Spannendes Interview mit Oliver Sacks auf Neurotribes, in dem er von seinem kürzlich festgestellten Augenkrebs erzählt, über den er auch sein neuestes Buch geschrieben hat.
Ich habe ein paar von Sacks Büchern regelrecht verschlungen (Der Mann, der seine Frau mit einem Hut verwechselte, Der einarmige Pianist: Über Musik und das Gehirn) und auch sein neues über seine eigenen Erfahrungen mit Augenkrebs steht auf meiner Must-Read-Liste.
It was a Saturday, eight days before Christmas, the 17th. It seemed just an ordinary day. I got up, went for my usual swim, and decided to go to the cinema, but as soon as the previews started, I became aware of something bizarre happening — a sort of incandescent fluttering to my left, which I took to be a visual migraine. But then I became certain that it was in my eye and not in the brain, as a migraine would be. That really alarmed me. I thought, “What’s happening? Am I detaching a retina? Am I going blind?”
I didn’t know what I should do about it — whether I should go to an emergency room or phone up an ophthalmologist, or stay put and see if it all settled. I did the last of these, although I couldn’t concentrate on the film. I kept testing my visual field. Then I noticed that some of the little lights showing the way out of the cinema had disappeared in front of me.
Finally, after about 20 minutes, I burst out of the theater, hoping that in the world outside, everything would look real. But it was evident to me that there was still a triangular chunk of my visual field missing, going from about nine o’clock to eleven o’clock. I phoned up a friend who asked a few questions, suggested a few tests, and then said, “Get yourself to an ophthalmologist ASAP.”

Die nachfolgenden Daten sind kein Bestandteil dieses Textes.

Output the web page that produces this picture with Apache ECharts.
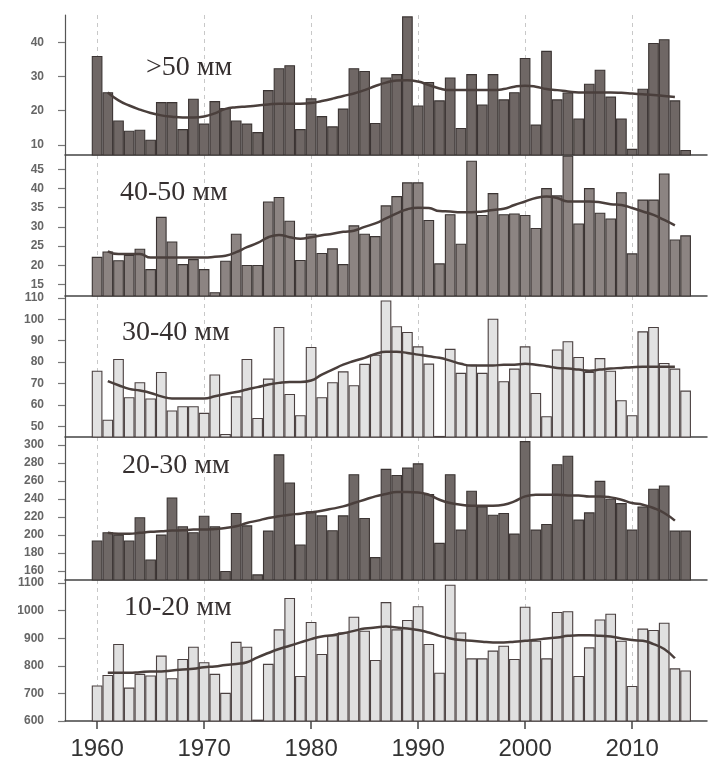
<!DOCTYPE html>
<html><head><meta charset="utf-8">
<script src="https://cdn.jsdelivr.net/npm/echarts@6.0.0/dist/echarts.min.js"></script>
<style>html,body{margin:0;padding:0;background:#fff}#c{width:712px;height:765px}</style>
</head><body><div id="c"></div><script>
// ---- data ----
const years = [1960,1961,1962,1963,1964,1965,1966,1967,1968,1969,1970,1971,1972,1973,1974,1975,1976,1977,1978,1979,1980,1981,1982,1983,1984,1985,1986,1987,1988,1989,1990,1991,1992,1993,1994,1995,1996,1997,1998,1999,2000,2001,2002,2003,2004,2005,2006,2007,2008,2009,2010,2011,2012,2013,2014,2015];
const trendYears = [1961,1962,1963,1964,1965,1966,1967,1968,1969,1970,1971,1972,1973,1974,1975,1976,1977,1978,1979,1980,1981,1982,1983,1984,1985,1986,1987,1988,1989,1990,1991,1992,1993,1994,1995,1996,1997,1998,1999,2000,2001,2002,2003,2004,2005,2006,2007,2008,2009,2010,2011,2012,2013,2014];
const axisPadBefore = [1957,1958,1959];
const axisPadAfter = [2016,2017];

const panelLabels = ['>50 мм','40-50 мм','30-40 мм','20-30 мм','10-20 мм'];

const bars50 = [36,25.4,17.1,14.1,14.4,11.5,22.5,22.5,14.6,23.5,16.2,22.8,20.8,17.1,16.2,13.7,26,32.4,33.3,14.6,23.6,18.4,15.4,20.6,32.4,31.6,16.4,29.7,30.7,47.6,21.5,28.4,23,29.7,14.9,30.7,21.8,30.7,23.3,25.4,35.4,15.9,37.5,23.3,25.3,17.7,27.9,32,24.1,17.7,8.8,26.4,39.8,40.9,23,8.5];
const bars4050 = [22.2,23.6,21.3,22.7,24.3,19,32.6,26.2,20.3,21.6,19,13,21.2,28.2,20.1,20.1,36.6,37.8,31.6,21.4,28.2,23.2,24.4,20.3,30.4,28.2,27.6,35.6,38,41.6,41.6,31.8,20.5,33.3,25.6,47.2,33.1,38.8,33.3,33.5,33.1,29.7,40.1,38.2,48.5,30.9,40.1,33.7,32.2,39,23.1,37.1,37.1,43.9,26.7,27.8];
const bars3040 = [76,53.1,81.5,63.6,70.6,63,75.4,57.4,59.4,59.4,56.3,74.2,46.4,64,81.5,53.9,72.3,96.4,65.1,55.2,87.1,63.6,70.6,75.7,69.2,79.2,83.5,108.8,96.8,94.1,87.4,79.3,45.5,86.2,75,78.8,75,100.3,71.1,77,87.4,65.6,54.7,85.9,89.8,82.4,75.4,81.9,76,62.2,55.2,94.4,96.4,79.6,77,66.7];
const bars2030 = [193.9,203.1,200.5,193.9,219.7,172.9,200.5,241.8,209.7,203.1,221.5,209.7,160,224.5,210.8,156.3,204.9,289.7,258.4,189.5,226.3,221.9,205.3,221.9,267.6,218.9,175.5,273.5,266.8,274.9,279.7,245.5,191.3,267.6,206,249.2,231.8,222.6,224.5,201.6,304.4,206,212.3,278.6,288.2,217.1,225.2,260.2,240.3,235.5,206,231.8,251.4,255.1,204.9,204.9];
const bars1020 = [729,767,879,721,771,765,837,755,825,869,813,771,702,887,869,605,807,932,1046,763,959,843,911,921,978,927,821,1031,932,966,1016,879,775,1094,921,827,827,855,873,825,1014,891,827,995,998,763,867,968,989,891,727,935,930,956,791,783];

const trend50 = [25.3,23,21.5,20.3,19.3,18.6,18.2,18,18,18.3,19.2,20.5,21,21.2,21.5,21.8,22,22,22,22.2,22.8,23.5,24.3,25,26,27.2,28.2,28.8,28.9,28.5,27.5,26.5,26,26,26,26,26,26.3,27,27.3,27,26.3,26,25.6,25.3,25.3,25.3,25.3,25.2,25,24.8,24.6,24.3,24];
const trend4050 = [23.6,22.9,22.9,22.9,22,22,22,22,22,22,22.2,22.5,23.4,24.7,25.8,27.3,27.9,27.3,26.9,27.3,27.8,28.2,28.7,29,30,30.9,32.2,33.5,34.6,35,34.9,34.1,34,33.8,33.8,34,34.4,34.7,35.7,36.6,37.5,37.9,37.5,36.6,36.6,36.6,36.4,35.9,35.7,34.9,34,33.1,31.8,30.4];
const trend3040 = [71.1,69.2,67.5,66.7,65.6,64,63,63,63,63,64,65.1,66,67.2,68.3,69.5,70.3,70.7,70.7,71.4,74.2,76.5,78.8,80.5,82,83.8,84.8,84.8,84.3,83.5,82.7,82,80.7,79.2,78.4,78.4,78.4,78.8,78.8,79.2,78.8,78.1,77.3,77,76.5,76,76.5,77,77.3,77.6,77.8,77.8,77.8,77.8];
const trend2030 = [202.4,201.3,201.3,202.4,203.5,204.2,204.9,205.3,206,206,206.8,207.9,209.7,213.4,216,218.9,220.8,222.6,223.7,225.2,227,229.3,231.8,235.5,239.2,242.9,245.5,247.7,247.7,247.3,244.7,239.2,235.5,233.7,232.6,232.6,232.6,233.7,237.4,242.9,244.7,244.7,244.7,244,244,242.9,242.9,241.8,239.2,235.5,233.7,230,224.5,216];
const trend1020 = [774.6,774.6,774.6,777,779.4,779.4,783,786.6,789,795,797.4,803.3,806.9,812.9,830.9,846.4,860.8,872.7,884.7,896.7,906.2,911,918.2,926.6,934.9,938.5,942.1,938.5,934.9,930.1,920.6,908.6,899.1,893.1,890.7,887.1,884.7,884.7,887.1,890.7,894.3,899.1,902.6,908.6,911,911,908.6,906.2,899.1,893.1,890.7,878.7,860.8,827.3];

const ticks50 = [10,20,30,40];
const ticks4050 = [15,20,25,30,35,40,45];
const ticks3040 = [50,60,70,80,90,100,110];
const ticks2030 = [160,180,200,220,240,260,280,300];
const ticks1020 = [600,700,800,900,1000,1100];
const xTickYears = [1960,1970,1980,1990,2000,2010];

// ---- layout / styles ----
const cats = axisPadBefore.concat(years, axisPadAfter).map(String);
function alignTo(ys, vals){
  const m = {}; ys.forEach((y,i)=>{m[y]=vals[i];});
  return cats.map(c => (m[+c] === undefined ? null : m[+c]));
}
const panels = [
  {top:15, bottom:155, min:7, max:48, bars:bars50, trend:trend50, ticks:ticks50, fill:'#6f6765', border:'#3b3433', titleLeft:141, titleTop:49},
  {top:155, bottom:296, min:12, max:48.7, bars:bars4050, trend:trend4050, ticks:ticks4050, fill:'#8c8482', border:'#3b3433', titleLeft:115, titleTop:174},
  {top:296, bottom:437, min:45, max:110.9, bars:bars3040, trend:trend3040, ticks:ticks3040, fill:'#e2e2e2', border:'#4a4040', titleLeft:117, titleTop:314},
  {top:437, bottom:580, min:150, max:308.9, bars:bars2030, trend:trend2030, ticks:ticks2030, fill:'#6f6866', border:'#3b3433', titleLeft:117, titleTop:447},
  {top:580, bottom:721, min:600, max:1110.9, bars:bars1020, trend:trend1020, ticks:ticks1020, fill:'#e0e0e0', border:'#4a4040', titleLeft:119, titleTop:589}
];
const isDecade = (idx, val) => xTickYears.indexOf(+val) >= 0;

const option = {
  animation:false,
  backgroundColor:'#fff',
  title: panels.map((p,i)=>({
    text: panelLabels[i], left:p.titleLeft, top:p.titleTop,
    textStyle:{fontFamily:'Liberation Serif', fontSize:28, fontWeight:'normal', color:'#363030'}
  })),
  grid: panels.map(p=>({left:65, right:5, top:p.top, height:p.bottom-p.top, containLabel:false})),
  xAxis: panels.map((p,i)=>({
    type:'category', gridIndex:i, data:cats, boundaryGap:false,
    axisLine:{show:true, lineStyle:{color:'#444', width:1.5}},
    axisTick:{show:i===4, interval:isDecade, length:8, lineStyle:{color:'#444', width:1.5}},
    axisLabel:{show:i===4, interval:isDecade, fontFamily:'Liberation Sans', fontSize:24, color:'#333', margin:16},
    splitLine:{show:true, interval:isDecade, lineStyle:{color:'#c8c8c8', type:[4,4], width:1}}
  })),
  yAxis: panels.map((p,i)=>({
    type:'value', gridIndex:i, min:p.min, max:p.max,
    axisLine:{show:true, lineStyle:{color:'#555', width:1.2}},
    axisTick:{show:true, customValues:p.ticks, length:7, inside:false, lineStyle:{color:'#777', width:1.2}},
    axisLabel:{show:true, customValues:p.ticks, formatter:(v)=>String(v), fontFamily:'Liberation Sans', fontSize:12, fontWeight:'bold', color:'#666', margin:21},
    splitLine:{show:false}
  })),
  series: panels.flatMap((p,i)=>[
    {type:'bar', xAxisIndex:i, yAxisIndex:i, data:alignTo(years,p.bars), barWidth:10.7,
     itemStyle:{color:p.fill, borderColor:p.border, borderWidth:1.1}, z:2},
    {type:'line', xAxisIndex:i, yAxisIndex:i, data:alignTo(trendYears,p.trend), smooth:true, showSymbol:false,
     lineStyle:{color:'#4a3f3c', width:2.5}, z:3}
  ])
};
echarts.init(document.getElementById('c')).setOption(option);
</script></body></html>
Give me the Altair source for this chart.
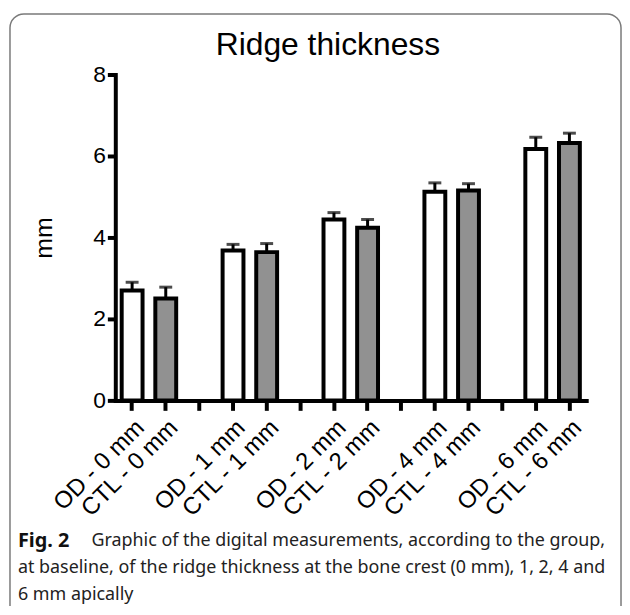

I did so and told my story to the ophthalmologist. He took an ophthalmoscope, looked in my eye — and then I saw him stiffen. He put down the ophthalmoscope and looked at me in a different way, a serious and concerned way. He said, “I see pigmentation. There’s something behind the retina. It could be a hematoma or a tumor. If it’s a tumor, it could be benign or malignant.” Then he said, “Let’s consider the worst case scenario.” I don’t know what he said after that, because a voice in my head started shouting, “Cancer! Cancer! Cancer!”